** Exercise **
Every line that contains the word "with" should be copied out.
** Start Records supplied **
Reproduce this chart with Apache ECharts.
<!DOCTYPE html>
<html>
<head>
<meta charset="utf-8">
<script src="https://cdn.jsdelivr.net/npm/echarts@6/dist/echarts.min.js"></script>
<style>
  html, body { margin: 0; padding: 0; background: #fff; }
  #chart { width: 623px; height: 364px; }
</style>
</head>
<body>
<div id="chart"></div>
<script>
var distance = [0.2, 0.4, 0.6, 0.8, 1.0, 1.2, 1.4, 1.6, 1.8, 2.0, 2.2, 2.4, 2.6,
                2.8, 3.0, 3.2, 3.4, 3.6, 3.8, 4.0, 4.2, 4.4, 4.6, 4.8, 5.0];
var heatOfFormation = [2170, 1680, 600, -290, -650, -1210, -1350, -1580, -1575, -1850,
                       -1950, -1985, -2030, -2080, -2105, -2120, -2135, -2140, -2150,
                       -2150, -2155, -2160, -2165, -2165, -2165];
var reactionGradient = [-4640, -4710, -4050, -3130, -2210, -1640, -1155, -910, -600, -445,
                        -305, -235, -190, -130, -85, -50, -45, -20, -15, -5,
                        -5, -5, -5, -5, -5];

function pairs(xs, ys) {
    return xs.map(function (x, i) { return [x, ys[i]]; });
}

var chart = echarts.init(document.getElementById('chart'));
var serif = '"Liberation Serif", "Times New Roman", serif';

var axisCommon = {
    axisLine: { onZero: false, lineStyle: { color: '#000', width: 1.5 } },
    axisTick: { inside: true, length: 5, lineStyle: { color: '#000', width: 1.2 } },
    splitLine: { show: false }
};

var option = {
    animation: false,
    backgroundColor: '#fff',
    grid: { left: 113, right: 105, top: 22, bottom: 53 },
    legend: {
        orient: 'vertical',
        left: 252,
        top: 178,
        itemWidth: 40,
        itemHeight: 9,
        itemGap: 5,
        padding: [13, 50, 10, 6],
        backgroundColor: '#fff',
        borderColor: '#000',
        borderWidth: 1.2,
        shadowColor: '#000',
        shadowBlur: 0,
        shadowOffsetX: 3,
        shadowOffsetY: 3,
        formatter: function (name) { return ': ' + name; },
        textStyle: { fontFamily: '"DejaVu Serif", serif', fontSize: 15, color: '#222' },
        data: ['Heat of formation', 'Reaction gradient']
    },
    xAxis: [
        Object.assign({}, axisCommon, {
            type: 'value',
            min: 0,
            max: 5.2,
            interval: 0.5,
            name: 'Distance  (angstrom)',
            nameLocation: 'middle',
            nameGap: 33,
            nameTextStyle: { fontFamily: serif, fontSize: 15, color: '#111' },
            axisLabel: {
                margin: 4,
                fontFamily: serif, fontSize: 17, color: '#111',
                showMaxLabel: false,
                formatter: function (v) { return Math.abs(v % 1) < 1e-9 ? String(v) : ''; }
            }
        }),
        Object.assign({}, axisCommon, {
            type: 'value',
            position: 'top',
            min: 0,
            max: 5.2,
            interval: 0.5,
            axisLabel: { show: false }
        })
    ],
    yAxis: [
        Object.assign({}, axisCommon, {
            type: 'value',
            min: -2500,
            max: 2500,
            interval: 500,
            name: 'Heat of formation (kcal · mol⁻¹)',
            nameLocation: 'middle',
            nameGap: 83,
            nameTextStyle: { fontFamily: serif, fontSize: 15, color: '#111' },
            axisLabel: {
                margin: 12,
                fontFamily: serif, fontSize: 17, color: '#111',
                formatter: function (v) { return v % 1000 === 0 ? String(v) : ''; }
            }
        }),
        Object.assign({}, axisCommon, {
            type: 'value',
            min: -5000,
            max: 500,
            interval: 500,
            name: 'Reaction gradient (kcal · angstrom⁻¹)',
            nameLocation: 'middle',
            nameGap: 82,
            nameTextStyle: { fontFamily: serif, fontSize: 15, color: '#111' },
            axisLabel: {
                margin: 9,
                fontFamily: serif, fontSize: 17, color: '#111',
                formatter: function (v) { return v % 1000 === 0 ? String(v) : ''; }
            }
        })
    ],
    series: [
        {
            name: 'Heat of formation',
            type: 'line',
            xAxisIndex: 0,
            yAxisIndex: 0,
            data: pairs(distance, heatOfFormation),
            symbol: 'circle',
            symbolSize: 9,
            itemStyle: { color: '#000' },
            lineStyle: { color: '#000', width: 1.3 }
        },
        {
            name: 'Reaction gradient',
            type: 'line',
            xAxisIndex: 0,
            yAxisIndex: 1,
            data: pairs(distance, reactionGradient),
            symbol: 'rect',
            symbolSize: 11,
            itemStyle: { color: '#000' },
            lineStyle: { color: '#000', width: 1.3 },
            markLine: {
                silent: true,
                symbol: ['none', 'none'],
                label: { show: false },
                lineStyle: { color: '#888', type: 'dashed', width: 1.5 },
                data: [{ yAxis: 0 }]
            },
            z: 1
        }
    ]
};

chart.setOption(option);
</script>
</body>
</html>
** End Records supplied **
** Start Records supplied **
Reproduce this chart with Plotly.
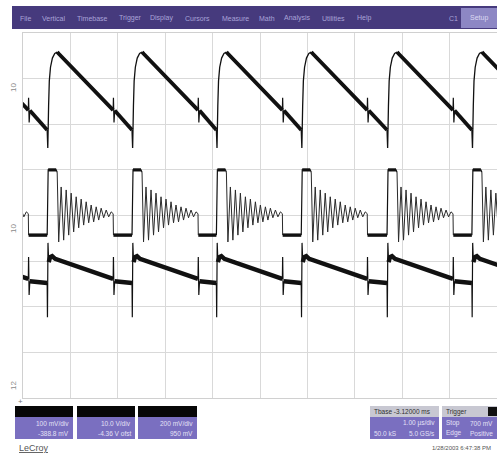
** End Records supplied **
** Result of the task **
Reproduce this chart with Apache ECharts.
Reproduce this chart with Plotly.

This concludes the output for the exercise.